The nuclear option for all kernel related things is to look at the shogun toolbox. It has been a rather long time that I tried to get it up and running in R, but you can do it and it has all of the functionality you are looking for, and likely much more.

Lastly, given that KRR in particular is more readily accessible in Python via sci-kit learn, I might just try and use it through there. At the minimum you can compare its performance vs. svr and gaussian processes to see if it's worth looking for KRR implementations in R (again, if you really want it, the shogun toolbox has you covered) -- or you can always just leave that part in Python if nothing else will do :-)

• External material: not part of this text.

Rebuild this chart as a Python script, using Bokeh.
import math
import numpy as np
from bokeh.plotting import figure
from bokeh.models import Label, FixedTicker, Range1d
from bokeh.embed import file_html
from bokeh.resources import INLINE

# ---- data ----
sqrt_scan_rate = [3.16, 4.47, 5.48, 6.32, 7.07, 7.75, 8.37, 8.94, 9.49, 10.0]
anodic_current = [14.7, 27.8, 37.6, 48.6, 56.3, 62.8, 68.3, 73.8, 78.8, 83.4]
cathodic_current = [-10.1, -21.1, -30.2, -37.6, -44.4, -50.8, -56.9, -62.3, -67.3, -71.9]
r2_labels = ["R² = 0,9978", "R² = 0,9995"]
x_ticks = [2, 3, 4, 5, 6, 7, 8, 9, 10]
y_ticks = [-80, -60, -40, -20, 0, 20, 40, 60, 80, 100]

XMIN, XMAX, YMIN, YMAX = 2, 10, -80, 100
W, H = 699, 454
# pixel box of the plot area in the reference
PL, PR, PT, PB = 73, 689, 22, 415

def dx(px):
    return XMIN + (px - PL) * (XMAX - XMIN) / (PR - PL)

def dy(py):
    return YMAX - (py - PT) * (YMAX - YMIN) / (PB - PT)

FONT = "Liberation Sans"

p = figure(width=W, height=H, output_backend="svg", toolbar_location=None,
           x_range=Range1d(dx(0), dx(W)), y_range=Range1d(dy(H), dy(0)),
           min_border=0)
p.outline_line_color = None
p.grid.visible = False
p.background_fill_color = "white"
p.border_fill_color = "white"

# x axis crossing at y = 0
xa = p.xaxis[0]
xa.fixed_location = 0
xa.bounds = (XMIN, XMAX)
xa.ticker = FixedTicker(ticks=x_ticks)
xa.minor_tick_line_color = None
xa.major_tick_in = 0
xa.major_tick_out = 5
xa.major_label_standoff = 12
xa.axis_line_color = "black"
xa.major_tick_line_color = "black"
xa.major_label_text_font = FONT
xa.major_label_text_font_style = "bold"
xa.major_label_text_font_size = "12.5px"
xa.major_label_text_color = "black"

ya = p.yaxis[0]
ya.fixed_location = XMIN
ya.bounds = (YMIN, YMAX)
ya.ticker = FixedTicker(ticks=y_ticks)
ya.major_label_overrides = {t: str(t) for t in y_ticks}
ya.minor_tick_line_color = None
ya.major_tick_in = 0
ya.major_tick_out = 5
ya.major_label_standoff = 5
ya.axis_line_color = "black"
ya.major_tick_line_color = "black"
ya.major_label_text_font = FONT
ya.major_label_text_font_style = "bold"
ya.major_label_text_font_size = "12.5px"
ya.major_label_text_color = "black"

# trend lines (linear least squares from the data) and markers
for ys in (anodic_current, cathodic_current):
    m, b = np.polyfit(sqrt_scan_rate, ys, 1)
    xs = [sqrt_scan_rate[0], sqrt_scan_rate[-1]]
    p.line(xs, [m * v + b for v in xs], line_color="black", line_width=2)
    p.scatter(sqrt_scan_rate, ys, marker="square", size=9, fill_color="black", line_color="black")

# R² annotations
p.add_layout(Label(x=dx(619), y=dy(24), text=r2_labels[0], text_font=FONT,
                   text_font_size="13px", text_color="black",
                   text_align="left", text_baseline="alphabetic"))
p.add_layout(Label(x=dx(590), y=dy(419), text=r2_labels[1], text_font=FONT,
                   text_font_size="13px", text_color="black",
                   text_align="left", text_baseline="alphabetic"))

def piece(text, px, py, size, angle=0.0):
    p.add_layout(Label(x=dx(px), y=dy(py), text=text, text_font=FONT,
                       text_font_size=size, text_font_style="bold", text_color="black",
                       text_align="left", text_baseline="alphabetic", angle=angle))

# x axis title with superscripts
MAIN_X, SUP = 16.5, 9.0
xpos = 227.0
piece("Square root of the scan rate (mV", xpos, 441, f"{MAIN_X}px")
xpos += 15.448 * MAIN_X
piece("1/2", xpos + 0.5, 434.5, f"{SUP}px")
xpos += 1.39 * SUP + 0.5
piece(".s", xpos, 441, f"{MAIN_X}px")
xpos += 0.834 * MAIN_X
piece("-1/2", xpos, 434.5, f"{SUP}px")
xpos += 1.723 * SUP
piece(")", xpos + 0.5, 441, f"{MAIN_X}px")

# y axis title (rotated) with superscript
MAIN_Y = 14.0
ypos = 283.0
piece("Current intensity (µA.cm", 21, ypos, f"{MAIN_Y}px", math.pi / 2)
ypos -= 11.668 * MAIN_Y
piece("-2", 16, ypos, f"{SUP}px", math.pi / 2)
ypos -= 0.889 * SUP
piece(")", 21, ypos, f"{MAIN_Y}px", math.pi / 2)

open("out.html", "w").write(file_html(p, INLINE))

The CVST package uses cross validation for parameter selection with the CV() and fastCV() functions. But you have to provide the data in a certain form so that the CV() function understands what you are trying to do -- unfortunately this also applies if you are not using cross validation.

First you must construct a CVST.data object (see the documentation of constructData) with constructData(x, y) where x are your predictors and y is your target variable.

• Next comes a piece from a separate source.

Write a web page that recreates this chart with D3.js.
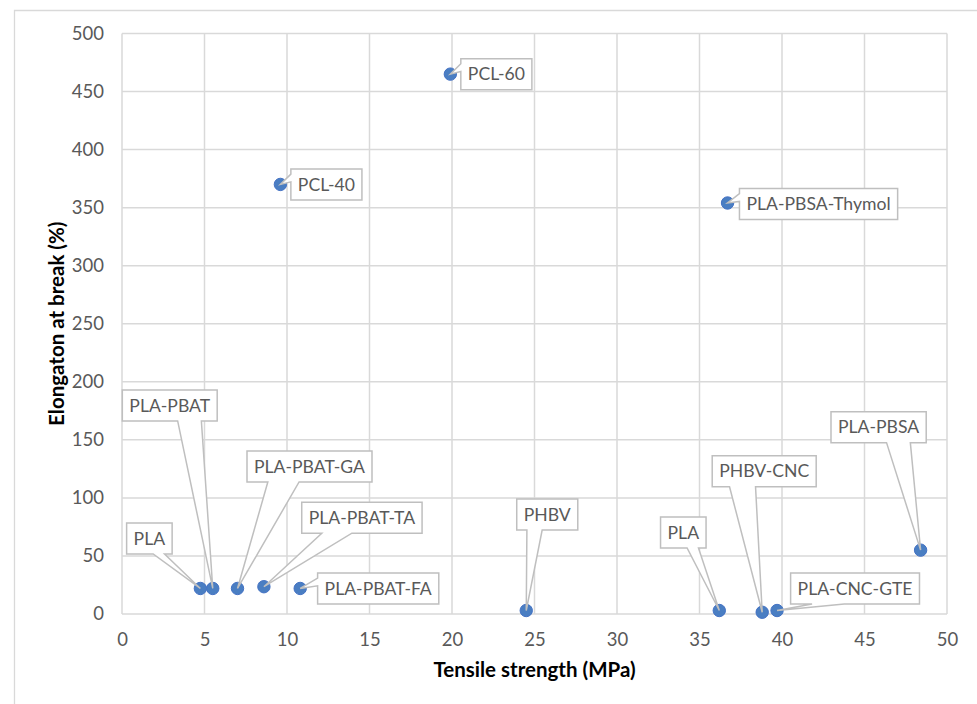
<!DOCTYPE html>
<html><head><meta charset="utf-8">
<script src="https://cdn.jsdelivr.net/npm/d3@7/dist/d3.min.js"></script>
<style>body{margin:0;background:#fff;}svg{display:block;}</style>
</head><body>
<svg id="chart" width="977" height="704"></svg>
<script>
// ---- data ----
const labels = ["PLA","PLA-PBAT","PLA-PBAT-GA","PLA-PBAT-TA","PLA-PBAT-FA","PHBV","PLA","PHBV-CNC","PLA-CNC-GTE","PLA-PBSA","PCL-40","PCL-60","PLA-PBSA-Thymol"];
const tensile = [4.75, 5.5, 7.0, 8.6, 10.8, 24.5, 36.2, 38.8, 39.7, 48.4, 9.6, 19.9, 36.7];
const elongation = [22, 22, 22, 23.5, 22, 3, 3, 1.5, 3, 55, 370, 465, 354];
const xTicks = [0,5,10,15,20,25,30,35,40,45,50];
const yTicks = [0,50,100,150,200,250,300,350,400,450,500];
// label box centre offsets from the point (layout, px)
const labelOffsets = [[-51,-50],[-43,-183],[72,-122],[98,-69],[78,0],[21,-96],[-36,-78],[2,-141],[78,-22],[-42,-123],[46,0],[46,0],[91,1]];

const svg = d3.select("#chart");
const L = 122, R = 947, T = 33.5, B = 614;
const x = d3.scaleLinear().domain([0,50]).range([L,R]);
const y = d3.scaleLinear().domain([0,500]).range([B,T]);
const grid = "#d9d9d9";

// outer chart border
svg.append("path").attr("d","M14.5,704 L14.5,10.5 L977,10.5").attr("fill","none").attr("stroke",grid).attr("stroke-width",1.3);

// gridlines
svg.append("g").selectAll("line").data(xTicks).join("line")
  .attr("x1",d=>x(d)).attr("x2",d=>x(d)).attr("y1",T).attr("y2",B)
  .attr("stroke",grid).attr("stroke-width",1.5);
svg.append("g").selectAll("line").data(yTicks).join("line")
  .attr("x1",L).attr("x2",R).attr("y1",d=>y(d)).attr("y2",d=>y(d))
  .attr("stroke",grid).attr("stroke-width",1.5);

// axes (labels only)
const font = "Lato, 'Open Sans', sans-serif";
const xAxis = svg.append("g").attr("transform",`translate(0,${B})`)
  .call(d3.axisBottom(x).tickValues(xTicks).tickSize(0).tickPadding(19));
const yAxis = svg.append("g").attr("transform",`translate(${L},0)`)
  .call(d3.axisLeft(y).tickValues(yTicks).tickSize(0).tickPadding(18));
[xAxis,yAxis].forEach(a=>{
  a.select(".domain").remove();
  a.selectAll("text").attr("fill","#595959").style("font-family",font).style("font-size","18.5px");
});

// axis titles
svg.append("text").attr("x",(L+R)/2).attr("y",677).attr("text-anchor","middle")
  .style("font-family",font).style("font-size","20.5px").style("font-weight","bold").attr("fill","#000")
  .text("Tensile strength (MPa)");
svg.append("text").attr("transform",`translate(64,${(T+B)/2}) rotate(-90)`).attr("text-anchor","middle")
  .style("font-family",font).style("font-size","20.5px").style("font-weight","bold").attr("fill","#000")
  .text("Elongaton at break (%)");

// points
const pts = labels.map((l,i)=>({label:l, x:tensile[i], y:elongation[i], off:labelOffsets[i]}));
svg.append("g").selectAll("circle").data(pts).join("circle")
  .attr("cx",d=>x(d.x)).attr("cy",d=>y(d.y)).attr("r",6.2)
  .attr("fill","#4a7ec2").attr("stroke","#4472c4").attr("stroke-width",1);

// callout labels (wedgeRectCallout geometry)
function callout(l,t,w,h,tx,ty){
  const r=l+w,b=t+h,hc=l+w/2,vc=t+h/2;
  const dxPos=tx-hc, dyPos=ty-vc;
  const dx=dxPos*h, dy=dyPos*w;
  const x1=l+w*(dxPos>0?7:2)/12, x2=l+w*(dxPos>0?10:5)/12;
  const y1=t+h*(dyPos>0?7:2)/12, y2=t+h*(dyPos>0?10:5)/12;
  const vert=Math.abs(dy)>Math.abs(dx);
  const tip=`L${tx},${ty}`;
  let p=`M${l},${t}`;
  p+=`L${x1},${t}` + (vert&&dy<0?tip:"") + `L${x2},${t}L${r},${t}`;
  p+=`L${r},${y1}` + (!vert&&dx>0?tip:"") + `L${r},${y2}L${r},${b}`;
  p+=`L${x2},${b}` + (vert&&dy>0?tip:"") + `L${x1},${b}L${l},${b}`;
  p+=`L${l},${y2}` + (!vert&&dx<0?tip:"") + `L${l},${y1}Z`;
  return p;
}
const lg = svg.append("g");
pts.forEach(d=>{
  const px=x(d.x), py=y(d.y);
  const cx=px+d.off[0], cy=py+d.off[1];
  const g=lg.append("g");
  const path=g.append("path");
  const txt=g.append("text").attr("x",cx).attr("y",cy).attr("dy","0.35em").attr("text-anchor","middle")
    .style("font-family",font).style("font-size","17.6px").attr("fill","#595959").text(d.label);
  const tw=txt.node().getComputedTextLength();
  const w=tw+14, h=31;
  path.attr("d",callout(cx-w/2,cy-h/2,w,h,px,py)).attr("fill","#fff").attr("stroke","#bfbfbf").attr("stroke-width",1.5);
});
</script>
</body></html>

Something like this (make sure x is a matrix and y a vector, CVST is not very good a parameter checking):

iris.krr.data <- constructData(as.matrix(iris[,1:3]), iris[,4])

If you do not want to use cross-validation simply provide the parameters as a list (getN refers to the number of samples you have in your data set, this is important if you use cross-validation):

p <- list(kernel="rbfdot", sigma=100, lambda=.1/getN(iris.krr.data))

The actual KRR is done an object that has to be initialized first:

krr <- constructKRRLearner()

Then learn the KRR:

m <- krr$learn(iris.krr.data, p)

And then to predict:

pred <- krr$predict(m, iris.krr.data)

check the mean squared error:

mean(pred - iris.krr.data$y)^2)

I do not think that KRR can deal with missing values, you will probably have to remove observations that contain missing values.

KRR is very slow and memory intensive if your dataset gets large, you might want to try constructFastKRRLearner() from the DRR package which simply means replacing constructKRRLearner() and providing a parameter nblocks, higher values trade a little bit of accuracy for speed and less memory consumption.

Disclaimer: I am the author of the DRR package.